7:35 am - I finally heard Cinzia cry. She has come out!I cried and cried. I was so overwhelmed.
Here is our first family picture and a picture with Dr. Wu. He is the best OB! Thank God for him! It is such a blessing to have Cinzia. She is an angel.
July 1 - During my regular OB appointment, Dr. Wu said I am 3cm dilated. He reviewed my records and said, I have two due dates. It could have been on July 1, based on my last period, OR on July 13, based on my ultrasound. Before Alex and I left his office, he said, "If nothing happens during the weekend, see me on July 5."
July 5 - Alex and I went to see him. Apparently, nothing happened over the weekend. He said I am still 3cm dilated, there was no improvement from last time. After he checked on me, he invited us to a private conversation at the back of his clinic. He told us that if we wait longer (until my 40th wk), Cinzia might get bigger because genetically she can get bigger because of her dad. Medically, my body is not suited to carry a baby that big because I am small, relatively. To avoid C-section, we might as well have the baby this week. He suggested that we check in the hospital Wednesday night that week and he would induce me that night. The plan was for us to have the baby at 12nn on Thursday, 7/7. Alex and I agreed to the idea. Dr. Wu said, "I am the pilot here and I believe this is the best for the baby."
July 6 - Friends Ritche and Rose came to our place for moral support. They brought Alex and me to a Korean restaurant close to Glendale Adventist Med Center where I will be delivering. We then checked in the hospital at around 8:30pm.

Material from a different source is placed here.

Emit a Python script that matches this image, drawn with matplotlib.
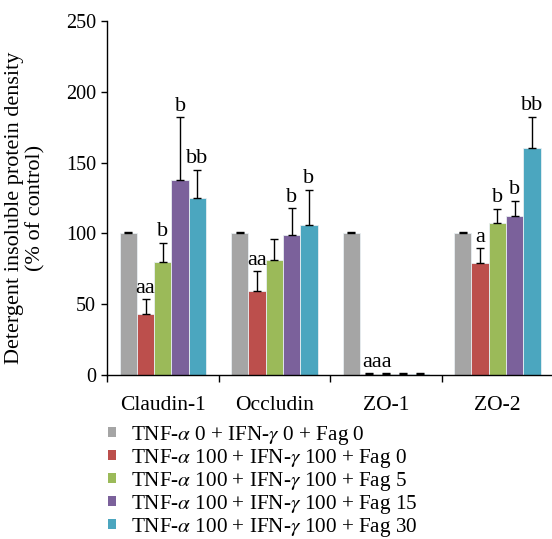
import numpy as np
import matplotlib.pyplot as plt
from matplotlib.patches import Patch

plt.rcParams['font.family'] = ['Liberation Serif', 'DejaVu Serif']
plt.rcParams['mathtext.fontset'] = 'stix'

categories = ['Claudin-1', 'Occludin', 'ZO-1', 'ZO-2']
series_labels = [
    r'TNF-$\alpha$ 0 + IFN-$\gamma$ 0 + Fag 0',
    r'TNF-$\alpha$ 100 + IFN-$\gamma$ 100 + Fag 0',
    r'TNF-$\alpha$ 100 + IFN-$\gamma$ 100 + Fag 5',
    r'TNF-$\alpha$ 100 + IFN-$\gamma$ 100 + Fag 15',
    r'TNF-$\alpha$ 100 + IFN-$\gamma$ 100 + Fag 30',
]
colors = ['#A5A5A5', '#BC4F4C', '#9BBA59', '#7B619B', '#4BA6BF']

# rows = series, cols = categories
means = [
    [100, 100, 100, 100],
    [43.5, 59.5, 0.8, 79],
    [80, 81.5, 0.8, 107.5],
    [138, 99, 0.8, 112.5],
    [125, 106, 0.8, 160.5],
]
errors = [
    [1.0, 1.0, 1.0, 1.0],
    [10, 14, 0.4, 10.5],
    [13.5, 14.5, 0.4, 10],
    [44, 19, 0.4, 10.5],
    [20, 25, 0.4, 22],
]
annotations = [
    ['', '', '', ''],
    ['aa', 'aa', 'aaa', 'a'],
    ['b', '', '', 'b'],
    ['b', 'b', '', 'b'],
    ['bb', 'b', '', 'bb'],
]

fig = plt.figure(figsize=(5.52, 5.39), dpi=100)
ax = fig.add_axes([0.194, 0.304, 0.812, 0.657])

n_series = len(means)
bar_w = 0.155
x = np.arange(len(categories))
for i in range(n_series):
    pos = x + (i - (n_series - 1) / 2) * bar_w
    ax.bar(pos, means[i], width=bar_w, color=colors[i], edgecolor='#E8EEF2',
           linewidth=0.6, label=series_labels[i], zorder=2)
    ax.errorbar(pos, means[i], yerr=[np.zeros(len(categories)), errors[i]],
                fmt='none', ecolor='black', elinewidth=1, capsize=3,
                capthick=1, zorder=3)
    for j in range(len(categories)):
        txt = annotations[i][j]
        if not txt:
            continue
        top = means[i][j] + errors[i][j]
        xt = pos[j]
        if txt == 'aaa':
            xt = pos[j] + 0.5 * bar_w
        ax.text(xt, top + 1.0, txt, ha='center', va='bottom', fontsize=16)

ax.set_xlim(-0.5, 3.52)
ax.set_ylim(0, 250)
ax.set_yticks([0, 50, 100, 150, 200, 250])
ax.set_xticks(x)
ax.set_xticklabels(categories, fontsize=15.5)
ax.set_xticks(np.arange(-0.5, 3.5, 1.0), minor=True)
ax.tick_params(axis='x', which='major', length=0, pad=15)
ax.tick_params(axis='x', which='minor', length=5, direction='out', width=1)
ax.tick_params(axis='y', length=4, direction='out', width=1, labelsize=14.5, pad=4)
for s in ['top', 'right']:
    ax.spines[s].set_visible(False)
ax.spines['left'].set_linewidth(1)
ax.spines['bottom'].set_linewidth(1)
ax.set_ylabel('Detergent insoluble protein density\n(% of control)', fontsize=16,
              linespacing=1.1)
ax.yaxis.set_label_coords(-0.138, 0.472)

handles = [Patch(facecolor=c, edgecolor='none') for c in colors]
fig.legend(handles, series_labels, loc='upper left', bbox_to_anchor=(0.195, 0.214),
           frameon=False, fontsize=15.2, handlelength=0.4, handleheight=0.4,
           handletextpad=0.72, labelspacing=0.0, borderaxespad=0, borderpad=0)

fig.savefig('out.png', dpi=100)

It was so funny because right when we opened the door to the delivery and labor area, the nurses welcomed us with, "Glaze?" They were already waiting for us. I then changed to the hospital gown they gave me. They then attached tubes and the IV. They also put monitoring devices around my tummy. They injected pitocin through the IV. That was the drug to induce me. Alex and I slept.
July 7 - This is the big day so I am going to write down more details.
12:30 am - I felt the contractions but they're light still. I kept on going to the bathroom to cleanse my bladder then I went back to sleep.
2:30 am - I needed to go to the bathroom so badly!!!!I woke up Alex and it took him forever to unattach the tubes and stuff so I could go. I was getting frustrated. When I got up, I felt a trickle of water down my leg. My water just broke! When I sat on the toilet, nothing came out. My nurse arrived and she said it must be the baby pushing out. I laid down again and a gush of water just came out! It was warm and uncomfortable. Then my contractions just got stronger. They were painful. Alex and I started doing the breathing exercises we learned at the lamaze class. The nurse checked on me and I was already 6 cm dilated. She then asked me if I wanted the epidural. I said yes. The pain was tolerable but I did not know how long I can bear the pain and how long my labor will be.
3:00 am - The anesthesiologist came to give me the epidural. My contractions were getting stronger and more painful. She injected it to my spine and I felt pain but it was nothing compared to the contractions. The epidural slowly kicked in. Alex and I decided to sleep again.
6:00 am - The nurse checked on me and I was already 10 cm! She said I was ready to push!Her words, "I am calling Dr. Wu now" scared me. Alex and I were looking at each other. Our stares were saying, "This is it."
7:00 am - Dr. Wu came and checked me. The nurses asked me to push.
I forgot what time it was but Dr. Wu came back with his team. He said Cinzia was in a 7o'clock position, instead of 6o'clock. He had to vacuum her. With the nurses, they told me to push.
7:35 am - I finally heard Cinzia cry. She has come out!I cried and cried. I was so overwhelmed.